Problem details: Exactly retype the lines from the top of the data through the line containing "YAxis, CartesianGrid, Legend", leaving out every picture.

Extracted data entries:
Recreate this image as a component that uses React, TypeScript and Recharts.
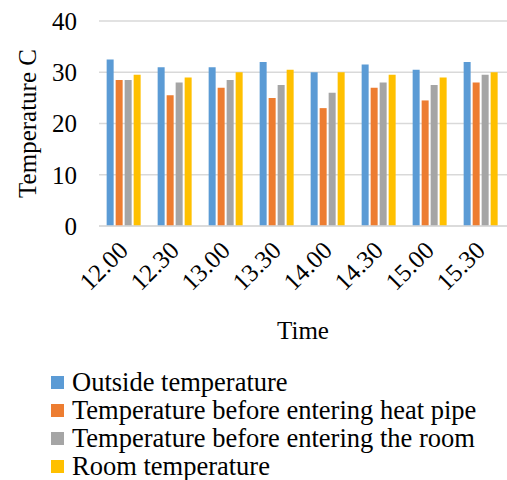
import { BarChart, Bar, XAxis, YAxis, CartesianGrid, Legend } from 'recharts';

const times = ['12.00', '12.30', '13.00', '13.30', '14.00', '14.30', '15.00', '15.30'];
const outside = [32.5, 31, 31, 32, 30, 31.5, 30.5, 32];
const beforeHeatPipe = [28.5, 25.5, 27, 25, 23, 27, 24.5, 28];
const beforeRoom = [28.5, 28, 28.5, 27.5, 26, 28, 27.5, 29.5];
const room = [29.5, 29, 30, 30.5, 30, 29.5, 29, 30];
const yTicks = [0, 10, 20, 30, 40];

const series = [
  { key: 'outside', name: 'Outside temperature', color: '#5B9BD5' },
  { key: 'beforeHeatPipe', name: 'Temperature before entering heat pipe', color: '#ED7D31' },
  { key: 'beforeRoom', name: 'Temperature before entering the room', color: '#A5A5A5' },
  { key: 'room', name: 'Room temperature', color: '#FFC000' },
];

const data = times.map((t, i) => ({
  time: t,
  outside: outside[i],
  beforeHeatPipe: beforeHeatPipe[i],
  beforeRoom: beforeRoom[i],
  room: room[i],
}));

const FONT = 'Liberation Serif, Tinos, DejaVu Serif, serif';

const XTick = (props: any) => {
  const { x, y, payload } = props;
  const tx = x + 5;
  const ty = y + 18;
  return (
    <text
      x={tx}
      y={ty}
      transform={`rotate(-45, ${tx}, ${ty})`}
      textAnchor="end"
      fill="#000"
      fontSize={25}
      fontFamily={FONT}
    >
      {payload.value}
    </text>
  );
};

const YLabel = (props: any) => {
  const vb = props.viewBox || { y: 21, height: 205 };
  const cx = 27;
  const cy = vb.y + vb.height / 2;
  return (
    <text
      x={cx}
      y={cy}
      transform={`rotate(-90, ${cx}, ${cy})`}
      textAnchor="middle"
      dominantBaseline="central"
      fill="#000"
      fontSize={25}
      fontFamily={FONT}
    >
      Temperature C
    </text>
  );
};

const LegendBox = () => (
  <div style={{ fontFamily: FONT, fontSize: 26.5, color: '#000' }}>
    {series.map((s) => (
      <div key={s.key} style={{ display: 'flex', alignItems: 'center', height: 28 }}>
        <span
          style={{ display: 'inline-block', width: 13, height: 13, background: s.color, marginRight: 8 }}
        />
        <span style={{ lineHeight: '26px', whiteSpace: 'nowrap' }}>{s.name}</span>
      </div>
    ))}
  </div>
);

export default function App() {
  return (
    <div style={{ position: 'absolute', left: 0, top: 0, width: 507, height: 480, background: '#fff' }}>
      <BarChart
        width={507}
        height={480}
        data={data}
        margin={{ top: 21, right: 0, left: 0, bottom: 0 }}
        barCategoryGap="15%"
        barGap={2}
        style={{ fontFamily: FONT }}
      >
        <CartesianGrid vertical={false} stroke="#d9d9d9" strokeWidth={1.5} />
        <XAxis
          dataKey="time"
          height={143}
          tickLine={false}
          axisLine={{ stroke: '#d9d9d9', strokeWidth: 1.5 }}
          interval={0}
          tick={<XTick />}
          label={{
            value: 'Time',
            position: 'insideTop',
            offset: 95,
            fill: '#000',
            fontSize: 25,
            fontFamily: FONT,
          }}
        />
        <YAxis
          width={99}
          domain={[0, 40]}
          ticks={yTicks}
          tickLine={false}
          axisLine={false}
          tickMargin={16}
          tick={{ fill: '#000', fontSize: 25, fontFamily: FONT }}
          label={<YLabel />}
        />
        <Legend
          verticalAlign="bottom"
          content={<LegendBox />}
          wrapperStyle={{ position: 'absolute', left: 51, top: 368, width: 456, height: 111, overflow: 'visible' }}
        />
        {series.map((s) => (
          <Bar key={s.key} dataKey={s.key} name={s.name} fill={s.color} isAnimationActive={false} />
        ))}
      </BarChart>
    </div>
  );
}
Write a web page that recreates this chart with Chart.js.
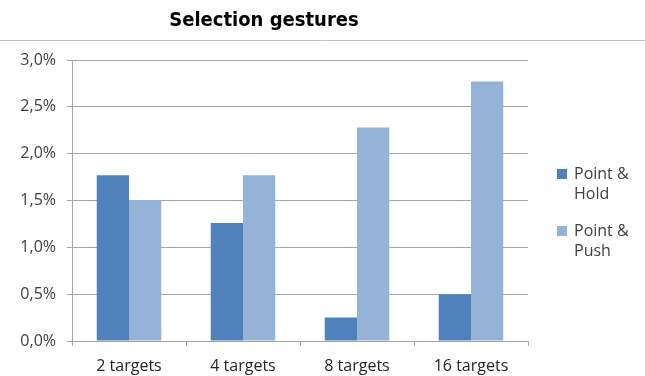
<!DOCTYPE html>
<html>
<head>
<meta charset="utf-8">
<script src="https://cdn.jsdelivr.net/npm/chart.js@4/dist/chart.umd.min.js"></script>
<style>
  html, body { margin: 0; padding: 0; background: #ffffff; }
  #wrap { width: 645px; height: 376px; position: relative; }
</style>
</head>
<body>
<div id="wrap"><canvas id="c"></canvas></div>
<script>
// Error rates (%) per number of targets for the two selection gestures
const categories = ['2 targets', '4 targets', '8 targets', '16 targets'];
const seriesLabels = ['Point & Hold', 'Point & Push'];
const pointHold = [1.77, 1.26, 0.25, 0.50];
const pointPush = [1.50, 1.77, 2.28, 2.77];
const yTickValues = [0, 0.5, 1.0, 1.5, 2.0, 2.5, 3.0];

const DARK = '#4f81bd';
const LIGHT = '#95b3d7';
const GRID = '#a6a6a6';
const TEXT_FONT = "'Open Sans', 'Liberation Sans', sans-serif";

const fmtPct = v => v.toFixed(1).replace('.', ',') + '%';

// thin rule under the title
const titleRule = {
  id: 'titleRule',
  afterDraw(chart) {
    const ctx = chart.ctx;
    ctx.save();
    ctx.strokeStyle = '#c0c0c0';
    ctx.lineWidth = 1;
    ctx.beginPath();
    ctx.moveTo(0, 40.5);
    ctx.lineTo(chart.width, 40.5);
    ctx.stroke();
    ctx.restore();
  }
};

// legend on the right with labels wrapped over two lines
const wrappedLegend = {
  id: 'wrappedLegend',
  afterDraw(chart) {
    const ctx = chart.ctx;
    const x0 = chart.chartArea.right + 29;
    const startY = 169;
    const itemGap = 57;
    const lineH = 20;
    ctx.save();
    ctx.font = '16px ' + TEXT_FONT;
    ctx.textBaseline = 'middle';
    chart.data.datasets.forEach((ds, i) => {
      const y = startY + i * itemGap;
      ctx.fillStyle = ds.backgroundColor;
      ctx.fillRect(x0, y, 10, 10);
      ctx.fillStyle = '#404040';
      const words = ds.label.split(' ');
      const lines = [words.slice(0, 2).join(' '), words.slice(2).join(' ')];
      lines.forEach((ln, j) => ctx.fillText(ln, x0 + 17, y + 5 + j * lineH));
    });
    ctx.restore();
  }
};

new Chart(document.getElementById('c'), {
  type: 'bar',
  data: {
    labels: categories,
    datasets: [
      { label: seriesLabels[0], data: pointHold, backgroundColor: DARK },
      { label: seriesLabels[1], data: pointPush, backgroundColor: LIGHT }
    ]
  },
  options: {
    responsive: true,
    maintainAspectRatio: false,
    animation: false,
    devicePixelRatio: 1,
    layout: { padding: { left: 0, right: 117, top: 0, bottom: 0 } },
    datasets: { bar: { categoryPercentage: 0.566, barPercentage: 1.0 } },
    plugins: {
      legend: { display: false },
      tooltip: { enabled: false },
      title: {
        display: true,
        text: 'Selection gestures',
        color: '#000000',
        font: { family: "'DejaVu Sans Condensed', 'DejaVu Sans', sans-serif", size: 20, weight: 'bold', lineHeight: 1.2 },
        padding: { top: 9, bottom: 27 }
      }
    },
    scales: {
      x: {
        grid: { offset: true, drawOnChartArea: false, drawTicks: true, tickLength: 5, color: GRID },
        border: { color: GRID },
        ticks: { color: '#262626', font: { family: TEXT_FONT, size: 16 }, padding: 11 },
        afterFit(scale) { scale.height = 35; }
      },
      y: {
        min: 0,
        max: 3.0,
        afterBuildTicks(scale) { scale.ticks = yTickValues.map(v => ({ value: v })); },
        grid: { color: GRID, tickLength: 5 },
        border: { color: GRID },
        ticks: { color: '#404040', font: { family: TEXT_FONT, size: 16 }, padding: 11, callback: v => fmtPct(v) },
        afterFit(scale) { scale.width = 72; }
      }
    }
  },
  plugins: [titleRule, wrappedLegend]
});
</script>
</body>
</html>
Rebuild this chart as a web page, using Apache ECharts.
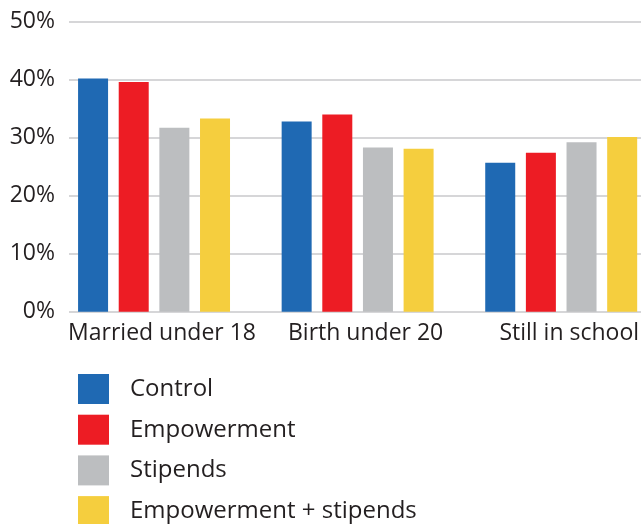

Completed exercise:
Recreate this image as a component that uses React, TypeScript and Recharts.
import { BarChart, Bar, XAxis, YAxis, CartesianGrid, Legend } from 'recharts';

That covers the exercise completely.